No matter how many professionals involved in a child’s life we should always remember we are the “team around the child”.

The need for a child to be listened to and their views taken into consideration at all times was paramount.

This point was reiterated when we heard from three care leavers who bravely and elegantly shared their care experiences with us.

Each one spoke about the loss of control of their own lives being a hard thing to accept. Whilst they accepted that some decisions needed to be taken by professionals the desire to be consulted, informed was extremely important to them.

They just wanted to be heard.

One explained that for him this was especially important regarding contact and information regarding his birth family. He understood that seeing his birth mother was not a positive thing for him but he still wanted to know about her and who she was.

‘By understanding my mom’s journey I was able to move forward with my own’.

As foster carers we are the ones there with the children every day. This conference was a great reminder that we really need listen to the children but also how important it is for us to advocate for the children with other professionals.

We are their voices and their advocates and this is something we need to be extremely pro-active in doing.

 

 

You can find this blog and others written by me over at Foster with Progress Care 

Fostering is a career.

I’m excited to share with you the news that I am now blogging over at the Fostering with Progress blog where for the next 6 months I will be writing a number of articles on a variety of foster care subjects.

As many of you know I have been fostering now for over five years and I am extremely passionate about what I do.

Here is my first post which I am also sharing here; as I think it is interesting for all not just foster care professionals.

 

One of the most common misconception’s regarding foster caring is that it’s just like raising your own children. A agonizing stereotype I know, yet this limited perspective of what is really involved, also leaves many believing that you need to have raised your own children to be a foster carer which actually is not the case. 

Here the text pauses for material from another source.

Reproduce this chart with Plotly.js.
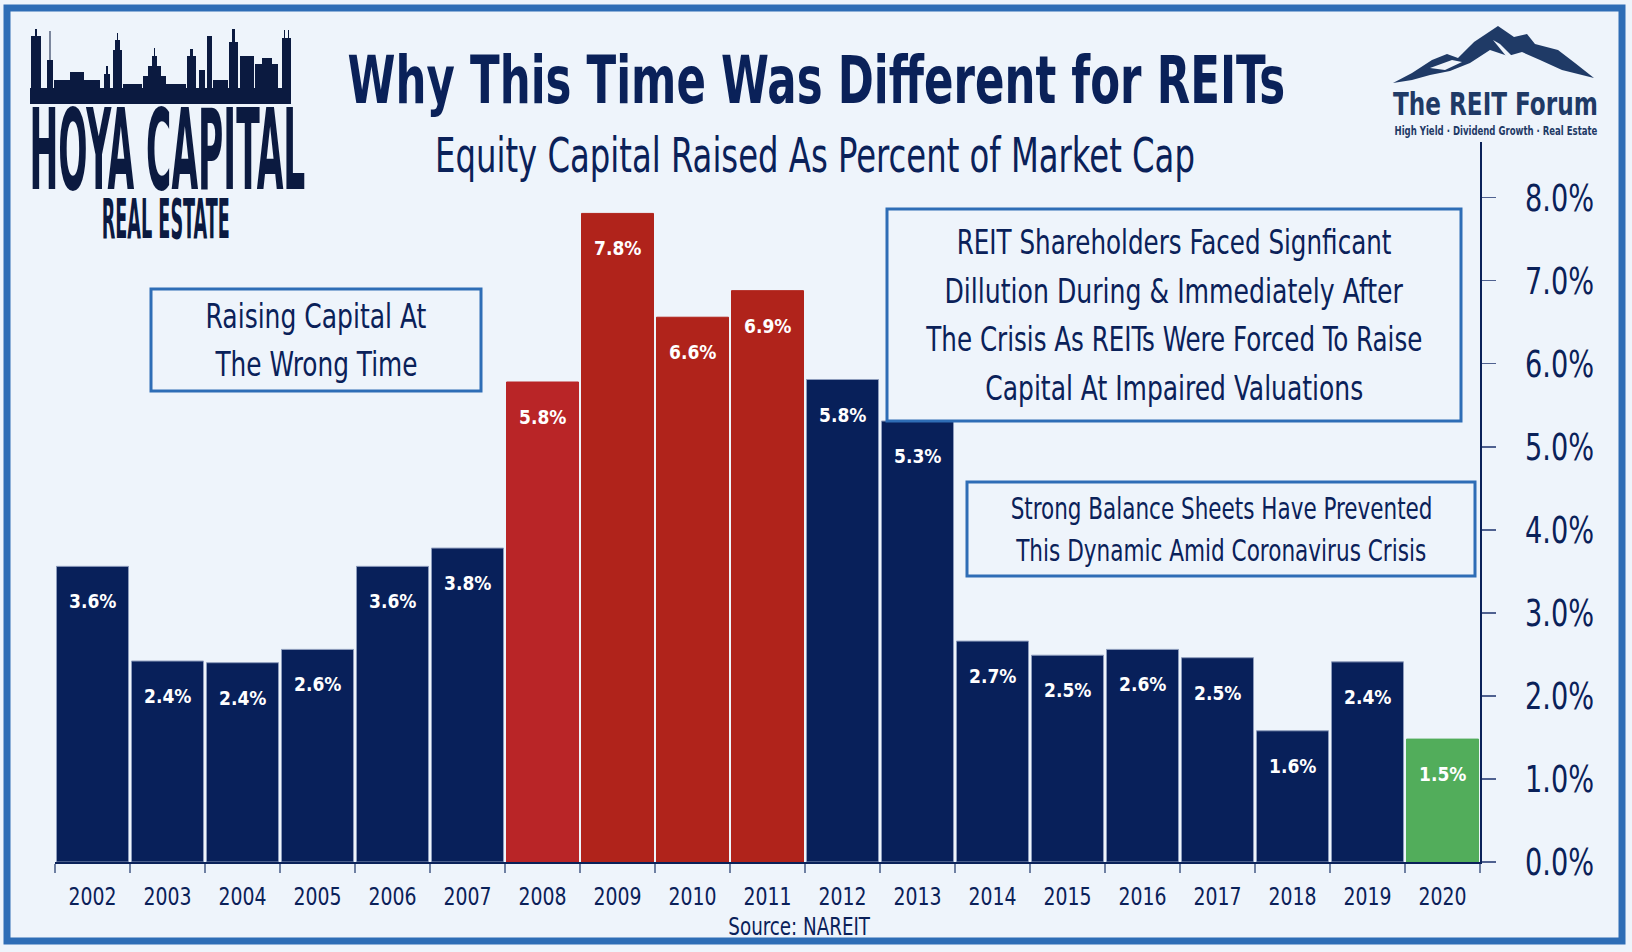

Quickly I shall dispel other common pigeonholed viewpoints, yes; you can be a parent already, no you don’t need to previously have had a child of your own. Your marital status, sexuality, religious or cultural background will also not prevent you from fostering.

Fostering is a profession, it involves a skill set that extends well beyond the typical parenting prowess, yet the only real qualification you need to have is the desire to support and guide children. There are various types of fostering; including Emergency, Short- term, Long-term, leaving care, short break, parent and baby, and specialist care, yet all share an identical factor, the placement of children, whom through no fault of there own have been separated from their birth family and are often vulnerable, damaged and hurt. 

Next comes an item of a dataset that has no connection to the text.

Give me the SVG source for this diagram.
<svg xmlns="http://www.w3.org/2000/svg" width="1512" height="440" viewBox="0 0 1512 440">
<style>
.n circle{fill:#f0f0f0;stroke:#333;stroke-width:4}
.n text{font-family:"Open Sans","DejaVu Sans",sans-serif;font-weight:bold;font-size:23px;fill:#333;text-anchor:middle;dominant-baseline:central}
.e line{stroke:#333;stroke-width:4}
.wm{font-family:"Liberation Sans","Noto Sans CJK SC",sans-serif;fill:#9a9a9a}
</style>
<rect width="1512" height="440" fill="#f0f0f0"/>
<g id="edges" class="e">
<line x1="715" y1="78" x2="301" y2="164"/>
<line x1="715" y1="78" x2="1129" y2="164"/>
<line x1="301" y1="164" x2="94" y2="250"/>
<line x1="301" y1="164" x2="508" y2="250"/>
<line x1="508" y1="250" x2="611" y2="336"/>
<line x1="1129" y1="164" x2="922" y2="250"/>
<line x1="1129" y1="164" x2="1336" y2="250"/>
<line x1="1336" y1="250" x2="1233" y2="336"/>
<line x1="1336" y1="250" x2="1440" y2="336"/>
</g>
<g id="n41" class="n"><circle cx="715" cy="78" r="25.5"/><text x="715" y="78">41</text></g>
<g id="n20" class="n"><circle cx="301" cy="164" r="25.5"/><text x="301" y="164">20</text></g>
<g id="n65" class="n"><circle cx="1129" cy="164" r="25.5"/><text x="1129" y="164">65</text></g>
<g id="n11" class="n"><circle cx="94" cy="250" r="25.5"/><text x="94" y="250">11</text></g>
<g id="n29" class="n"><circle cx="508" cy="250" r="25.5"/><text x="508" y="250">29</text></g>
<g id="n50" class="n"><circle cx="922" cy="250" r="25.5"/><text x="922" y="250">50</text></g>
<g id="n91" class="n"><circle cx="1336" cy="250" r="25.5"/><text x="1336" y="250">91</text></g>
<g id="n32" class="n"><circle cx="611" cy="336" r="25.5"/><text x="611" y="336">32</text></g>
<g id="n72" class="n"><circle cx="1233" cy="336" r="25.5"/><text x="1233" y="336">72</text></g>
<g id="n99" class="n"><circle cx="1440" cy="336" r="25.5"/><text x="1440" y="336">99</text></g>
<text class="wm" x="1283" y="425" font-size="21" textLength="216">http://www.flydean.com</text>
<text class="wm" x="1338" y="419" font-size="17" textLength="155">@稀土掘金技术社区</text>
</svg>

In the best cases you are dealing with bereavement, while the worst circumstances can involve abuse and, or neglect, at first this seems a rather bizarre assertion, the cold reality however, is a child who has suffered neglect / abuse, or even both, often suffer with more psychological stresses and fears.   

Unlike most caring professions, fostering gives a new meaning to the term full-time, it’s far cry from shift based employment, and you don’t get to go home and leave it all behind. Fostering isn’t easy and to be truthful it shouldn’t be, it’s a profession, which holds the wellbeing of a child in its hands. Yet as a foster carer you can lead a fulfilled career whilst making a difference in the life of a child, plus you can achieve personal development and qualifications that are suited across the care sector. Though each company is different, my agency; Progress Care; certainly encourages us to extend our skill set and education.

While money should never be the reason you become a foster carer, an income is necessary for the majority to be able to foster, the provision of a living wage enables us carers to flourish in a role that can be exhausting and challenging and yet personally for me, has been so rewarding.

You get to make a difference in the life of a child, complete job satisfaction.